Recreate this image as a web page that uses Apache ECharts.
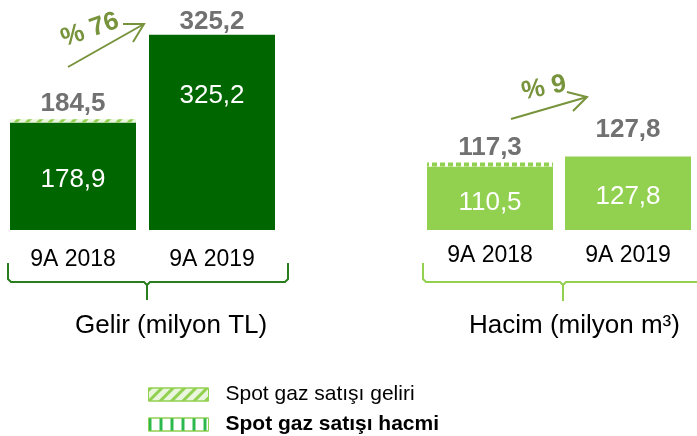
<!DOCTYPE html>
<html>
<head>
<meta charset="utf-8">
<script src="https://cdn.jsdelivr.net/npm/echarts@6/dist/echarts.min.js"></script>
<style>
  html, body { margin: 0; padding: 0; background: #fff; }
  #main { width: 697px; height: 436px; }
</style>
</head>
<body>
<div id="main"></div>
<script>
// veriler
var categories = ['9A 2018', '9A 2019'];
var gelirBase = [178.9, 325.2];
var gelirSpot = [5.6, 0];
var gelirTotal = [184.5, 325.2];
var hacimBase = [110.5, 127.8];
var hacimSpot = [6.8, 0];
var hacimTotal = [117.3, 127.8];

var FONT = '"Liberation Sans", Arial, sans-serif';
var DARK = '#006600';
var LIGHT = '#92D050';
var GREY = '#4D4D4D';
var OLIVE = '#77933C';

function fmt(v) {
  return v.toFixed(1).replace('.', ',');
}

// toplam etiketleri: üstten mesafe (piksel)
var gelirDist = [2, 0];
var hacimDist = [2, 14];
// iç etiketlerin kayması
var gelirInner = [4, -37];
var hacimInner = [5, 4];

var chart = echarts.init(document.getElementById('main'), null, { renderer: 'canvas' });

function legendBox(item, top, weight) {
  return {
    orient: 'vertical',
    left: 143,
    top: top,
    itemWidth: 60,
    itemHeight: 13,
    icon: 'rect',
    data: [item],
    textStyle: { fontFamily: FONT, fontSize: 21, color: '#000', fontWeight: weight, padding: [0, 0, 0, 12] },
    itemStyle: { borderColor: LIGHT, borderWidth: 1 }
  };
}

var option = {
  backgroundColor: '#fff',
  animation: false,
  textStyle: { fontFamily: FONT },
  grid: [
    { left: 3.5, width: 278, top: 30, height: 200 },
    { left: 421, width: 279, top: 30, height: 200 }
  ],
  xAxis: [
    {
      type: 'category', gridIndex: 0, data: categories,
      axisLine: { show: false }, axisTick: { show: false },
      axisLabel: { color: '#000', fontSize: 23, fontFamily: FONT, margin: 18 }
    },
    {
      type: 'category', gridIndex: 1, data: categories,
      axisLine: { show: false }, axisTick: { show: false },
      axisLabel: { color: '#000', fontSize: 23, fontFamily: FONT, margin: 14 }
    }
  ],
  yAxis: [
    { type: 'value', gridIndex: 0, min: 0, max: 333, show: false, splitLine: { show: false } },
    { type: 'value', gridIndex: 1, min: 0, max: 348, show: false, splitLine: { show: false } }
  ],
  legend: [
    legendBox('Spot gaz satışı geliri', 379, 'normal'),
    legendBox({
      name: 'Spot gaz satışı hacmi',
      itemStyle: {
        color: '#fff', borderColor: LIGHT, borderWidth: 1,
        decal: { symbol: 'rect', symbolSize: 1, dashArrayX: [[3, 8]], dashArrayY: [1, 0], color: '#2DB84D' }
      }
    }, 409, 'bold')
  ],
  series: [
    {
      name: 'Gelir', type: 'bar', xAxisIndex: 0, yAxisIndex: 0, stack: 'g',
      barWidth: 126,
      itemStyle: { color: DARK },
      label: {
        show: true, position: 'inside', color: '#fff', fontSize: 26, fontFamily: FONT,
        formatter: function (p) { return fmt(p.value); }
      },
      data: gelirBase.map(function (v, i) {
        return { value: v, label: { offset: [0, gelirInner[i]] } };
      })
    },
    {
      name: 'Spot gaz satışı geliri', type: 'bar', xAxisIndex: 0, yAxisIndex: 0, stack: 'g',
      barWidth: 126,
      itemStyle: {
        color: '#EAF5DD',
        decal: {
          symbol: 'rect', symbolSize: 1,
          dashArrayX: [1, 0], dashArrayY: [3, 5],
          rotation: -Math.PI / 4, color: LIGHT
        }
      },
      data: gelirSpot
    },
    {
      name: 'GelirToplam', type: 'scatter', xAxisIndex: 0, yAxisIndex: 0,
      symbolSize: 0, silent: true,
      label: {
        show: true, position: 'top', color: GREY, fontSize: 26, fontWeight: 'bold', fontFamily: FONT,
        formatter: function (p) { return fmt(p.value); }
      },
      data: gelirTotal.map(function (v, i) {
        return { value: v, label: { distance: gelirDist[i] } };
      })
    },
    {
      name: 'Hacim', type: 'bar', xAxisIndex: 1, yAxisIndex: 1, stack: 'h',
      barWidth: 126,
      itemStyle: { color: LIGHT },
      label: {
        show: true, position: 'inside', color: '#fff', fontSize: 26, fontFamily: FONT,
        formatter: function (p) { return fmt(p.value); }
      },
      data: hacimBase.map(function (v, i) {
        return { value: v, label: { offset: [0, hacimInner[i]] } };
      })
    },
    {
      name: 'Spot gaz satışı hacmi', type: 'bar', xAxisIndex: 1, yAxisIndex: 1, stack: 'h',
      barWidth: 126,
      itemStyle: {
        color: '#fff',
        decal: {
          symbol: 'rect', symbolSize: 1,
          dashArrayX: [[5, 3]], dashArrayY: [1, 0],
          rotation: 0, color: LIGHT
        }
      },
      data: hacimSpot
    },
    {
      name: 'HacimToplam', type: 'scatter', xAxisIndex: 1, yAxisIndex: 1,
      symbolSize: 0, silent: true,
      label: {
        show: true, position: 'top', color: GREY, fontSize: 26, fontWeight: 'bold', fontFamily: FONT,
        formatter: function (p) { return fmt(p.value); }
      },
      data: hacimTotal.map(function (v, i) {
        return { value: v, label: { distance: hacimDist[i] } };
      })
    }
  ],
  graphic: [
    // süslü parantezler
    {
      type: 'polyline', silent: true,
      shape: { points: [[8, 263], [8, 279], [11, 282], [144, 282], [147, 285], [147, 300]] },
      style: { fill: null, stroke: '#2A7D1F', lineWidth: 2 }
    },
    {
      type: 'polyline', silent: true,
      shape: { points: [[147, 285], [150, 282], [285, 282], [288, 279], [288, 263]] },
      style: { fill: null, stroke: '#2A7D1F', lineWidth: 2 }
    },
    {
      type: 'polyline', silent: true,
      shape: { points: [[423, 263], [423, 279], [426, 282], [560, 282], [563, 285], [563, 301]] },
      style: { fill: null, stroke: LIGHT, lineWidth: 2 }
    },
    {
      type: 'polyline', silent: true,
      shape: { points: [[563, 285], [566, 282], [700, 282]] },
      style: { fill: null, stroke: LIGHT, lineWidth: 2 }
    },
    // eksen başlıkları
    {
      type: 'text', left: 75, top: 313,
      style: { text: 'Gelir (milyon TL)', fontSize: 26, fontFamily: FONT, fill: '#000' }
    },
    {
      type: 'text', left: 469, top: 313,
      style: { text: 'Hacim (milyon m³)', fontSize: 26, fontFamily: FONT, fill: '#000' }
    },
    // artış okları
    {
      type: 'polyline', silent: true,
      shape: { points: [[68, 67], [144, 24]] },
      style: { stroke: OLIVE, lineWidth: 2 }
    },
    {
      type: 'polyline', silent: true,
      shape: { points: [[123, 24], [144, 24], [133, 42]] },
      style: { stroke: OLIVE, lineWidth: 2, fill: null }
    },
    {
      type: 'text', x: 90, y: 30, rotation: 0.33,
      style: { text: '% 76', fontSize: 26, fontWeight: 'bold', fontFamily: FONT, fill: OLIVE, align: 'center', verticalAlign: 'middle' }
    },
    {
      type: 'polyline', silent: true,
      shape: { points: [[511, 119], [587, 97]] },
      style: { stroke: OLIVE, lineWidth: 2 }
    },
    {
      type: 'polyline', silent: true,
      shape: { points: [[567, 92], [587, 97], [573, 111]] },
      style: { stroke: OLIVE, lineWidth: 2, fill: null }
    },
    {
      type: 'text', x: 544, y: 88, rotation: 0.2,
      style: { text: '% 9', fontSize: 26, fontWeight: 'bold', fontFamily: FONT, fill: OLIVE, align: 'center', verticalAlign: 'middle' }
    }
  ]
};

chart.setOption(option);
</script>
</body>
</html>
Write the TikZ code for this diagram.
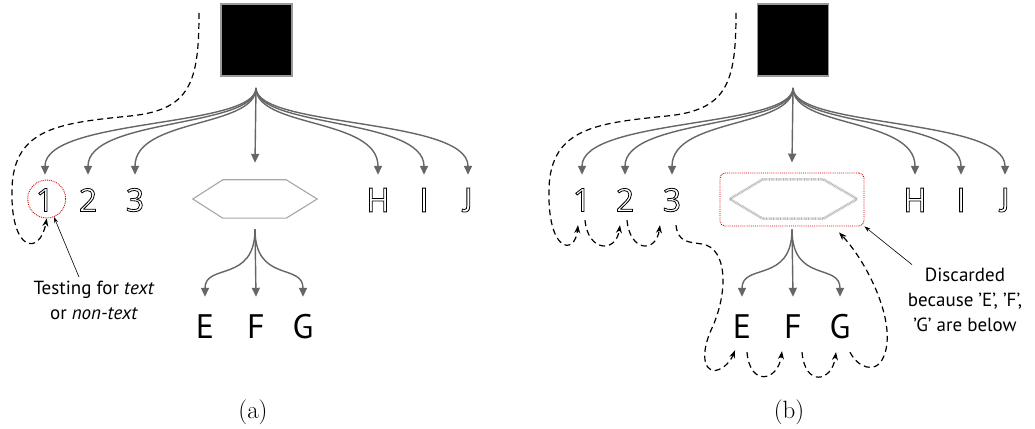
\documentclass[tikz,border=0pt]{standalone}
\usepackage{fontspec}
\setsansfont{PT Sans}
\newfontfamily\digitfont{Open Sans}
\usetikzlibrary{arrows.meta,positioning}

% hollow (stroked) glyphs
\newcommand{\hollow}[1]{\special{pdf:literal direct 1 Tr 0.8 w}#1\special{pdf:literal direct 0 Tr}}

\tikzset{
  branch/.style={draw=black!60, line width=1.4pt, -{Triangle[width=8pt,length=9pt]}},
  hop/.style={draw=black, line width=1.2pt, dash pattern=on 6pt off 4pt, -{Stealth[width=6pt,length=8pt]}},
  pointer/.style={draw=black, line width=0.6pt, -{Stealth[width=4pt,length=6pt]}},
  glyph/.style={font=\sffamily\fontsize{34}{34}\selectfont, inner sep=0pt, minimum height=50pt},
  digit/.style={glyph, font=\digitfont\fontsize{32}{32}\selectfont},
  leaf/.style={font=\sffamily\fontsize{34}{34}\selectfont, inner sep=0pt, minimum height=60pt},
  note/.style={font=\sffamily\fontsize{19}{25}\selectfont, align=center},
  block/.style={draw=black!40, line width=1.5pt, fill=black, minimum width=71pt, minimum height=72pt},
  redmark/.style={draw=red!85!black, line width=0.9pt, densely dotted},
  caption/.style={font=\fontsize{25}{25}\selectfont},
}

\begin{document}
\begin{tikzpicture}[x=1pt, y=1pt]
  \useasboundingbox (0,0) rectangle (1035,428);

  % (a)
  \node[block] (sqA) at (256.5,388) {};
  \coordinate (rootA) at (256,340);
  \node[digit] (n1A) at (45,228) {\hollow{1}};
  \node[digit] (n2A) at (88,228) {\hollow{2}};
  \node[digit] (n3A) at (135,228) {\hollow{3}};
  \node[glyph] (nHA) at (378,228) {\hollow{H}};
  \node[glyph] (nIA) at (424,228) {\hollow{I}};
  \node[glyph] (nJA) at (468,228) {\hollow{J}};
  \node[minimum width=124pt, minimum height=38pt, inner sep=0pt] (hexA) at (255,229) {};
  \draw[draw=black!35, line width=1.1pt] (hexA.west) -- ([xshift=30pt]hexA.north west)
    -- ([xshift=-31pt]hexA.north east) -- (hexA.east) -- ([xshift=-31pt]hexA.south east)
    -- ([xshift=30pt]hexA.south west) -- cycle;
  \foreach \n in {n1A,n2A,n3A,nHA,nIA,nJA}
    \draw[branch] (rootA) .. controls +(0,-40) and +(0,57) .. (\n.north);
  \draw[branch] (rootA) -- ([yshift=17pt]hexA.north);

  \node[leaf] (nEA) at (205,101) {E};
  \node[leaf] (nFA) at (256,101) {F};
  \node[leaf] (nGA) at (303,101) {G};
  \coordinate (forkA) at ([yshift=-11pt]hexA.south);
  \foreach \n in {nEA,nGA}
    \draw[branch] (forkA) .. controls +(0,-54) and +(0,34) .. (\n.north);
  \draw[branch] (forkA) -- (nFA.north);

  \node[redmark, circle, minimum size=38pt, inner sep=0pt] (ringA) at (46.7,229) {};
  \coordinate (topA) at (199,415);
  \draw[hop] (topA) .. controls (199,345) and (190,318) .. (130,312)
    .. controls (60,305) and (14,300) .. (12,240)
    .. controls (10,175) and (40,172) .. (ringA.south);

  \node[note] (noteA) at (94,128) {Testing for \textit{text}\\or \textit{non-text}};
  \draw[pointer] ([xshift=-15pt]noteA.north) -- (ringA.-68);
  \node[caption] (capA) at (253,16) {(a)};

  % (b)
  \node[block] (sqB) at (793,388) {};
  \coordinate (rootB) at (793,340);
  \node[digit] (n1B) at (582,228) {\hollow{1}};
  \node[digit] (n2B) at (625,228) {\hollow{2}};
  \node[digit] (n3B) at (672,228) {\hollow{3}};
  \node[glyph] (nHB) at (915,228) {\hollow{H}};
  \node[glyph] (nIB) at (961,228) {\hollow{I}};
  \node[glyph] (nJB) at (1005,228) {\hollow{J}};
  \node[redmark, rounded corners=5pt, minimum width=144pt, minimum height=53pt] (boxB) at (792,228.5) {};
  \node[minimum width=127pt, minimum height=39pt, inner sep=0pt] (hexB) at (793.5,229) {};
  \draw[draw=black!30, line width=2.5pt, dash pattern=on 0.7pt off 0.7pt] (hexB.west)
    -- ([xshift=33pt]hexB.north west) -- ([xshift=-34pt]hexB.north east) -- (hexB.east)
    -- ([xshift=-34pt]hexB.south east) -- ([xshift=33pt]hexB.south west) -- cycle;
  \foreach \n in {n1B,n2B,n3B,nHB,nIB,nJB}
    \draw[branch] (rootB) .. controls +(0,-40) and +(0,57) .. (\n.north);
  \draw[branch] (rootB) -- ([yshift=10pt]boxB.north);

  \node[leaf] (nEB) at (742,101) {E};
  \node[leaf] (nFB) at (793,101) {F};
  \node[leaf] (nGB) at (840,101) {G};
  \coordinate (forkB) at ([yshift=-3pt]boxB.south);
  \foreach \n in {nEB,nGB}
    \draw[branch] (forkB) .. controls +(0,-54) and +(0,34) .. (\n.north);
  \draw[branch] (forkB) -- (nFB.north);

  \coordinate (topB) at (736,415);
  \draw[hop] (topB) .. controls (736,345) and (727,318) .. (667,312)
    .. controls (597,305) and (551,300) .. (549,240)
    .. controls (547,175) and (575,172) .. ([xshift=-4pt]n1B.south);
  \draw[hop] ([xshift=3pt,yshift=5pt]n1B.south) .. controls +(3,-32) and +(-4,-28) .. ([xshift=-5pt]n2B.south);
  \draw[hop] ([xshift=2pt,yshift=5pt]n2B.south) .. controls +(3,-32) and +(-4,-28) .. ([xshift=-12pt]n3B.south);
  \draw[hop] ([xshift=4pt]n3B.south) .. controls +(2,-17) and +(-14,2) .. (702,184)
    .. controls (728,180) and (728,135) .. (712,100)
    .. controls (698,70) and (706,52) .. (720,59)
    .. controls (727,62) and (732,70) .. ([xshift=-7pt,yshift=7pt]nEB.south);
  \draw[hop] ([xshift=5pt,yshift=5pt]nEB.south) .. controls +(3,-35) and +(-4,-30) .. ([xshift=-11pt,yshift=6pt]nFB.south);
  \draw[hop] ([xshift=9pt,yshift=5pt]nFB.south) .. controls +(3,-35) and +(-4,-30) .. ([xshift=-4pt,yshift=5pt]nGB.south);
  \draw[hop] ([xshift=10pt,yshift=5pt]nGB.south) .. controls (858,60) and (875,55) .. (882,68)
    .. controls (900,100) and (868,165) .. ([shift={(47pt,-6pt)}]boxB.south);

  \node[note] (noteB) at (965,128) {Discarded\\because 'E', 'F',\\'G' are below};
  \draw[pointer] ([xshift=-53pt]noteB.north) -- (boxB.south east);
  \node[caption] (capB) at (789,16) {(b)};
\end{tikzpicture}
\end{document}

## THE EXERCISE
Without any pictures, set down the lines from the one holding "Write the TikZ code for this diagram." through the one holding "(0,0) rectangle (1035,428);".

## WORKED ANSWER
Write the TikZ code for this diagram.
\documentclass[tikz,border=0pt]{standalone}
\usepackage{fontspec}
\setsansfont{PT Sans}
\newfontfamily\digitfont{Open Sans}
\usetikzlibrary{arrows.meta,positioning}

% hollow (stroked) glyphs
\newcommand{\hollow}[1]{\special{pdf:literal direct 1 Tr 0.8 w}#1\special{pdf:literal direct 0 Tr}}

\tikzset{
  branch/.style={draw=black!60, line width=1.4pt, -{Triangle[width=8pt,length=9pt]}},
  hop/.style={draw=black, line width=1.2pt, dash pattern=on 6pt off 4pt, -{Stealth[width=6pt,length=8pt]}},
  pointer/.style={draw=black, line width=0.6pt, -{Stealth[width=4pt,length=6pt]}},
  glyph/.style={font=\sffamily\fontsize{34}{34}\selectfont, inner sep=0pt, minimum height=50pt},
  digit/.style={glyph, font=\digitfont\fontsize{32}{32}\selectfont},
  leaf/.style={font=\sffamily\fontsize{34}{34}\selectfont, inner sep=0pt, minimum height=60pt},
  note/.style={font=\sffamily\fontsize{19}{25}\selectfont, align=center},
  block/.style={draw=black!40, line width=1.5pt, fill=black, minimum width=71pt, minimum height=72pt},
  redmark/.style={draw=red!85!black, line width=0.9pt, densely dotted},
  caption/.style={font=\fontsize{25}{25}\selectfont},
}

\begin{document}
\begin{tikzpicture}[x=1pt, y=1pt]
  \useasboundingbox (0,0) rectangle (1035,428);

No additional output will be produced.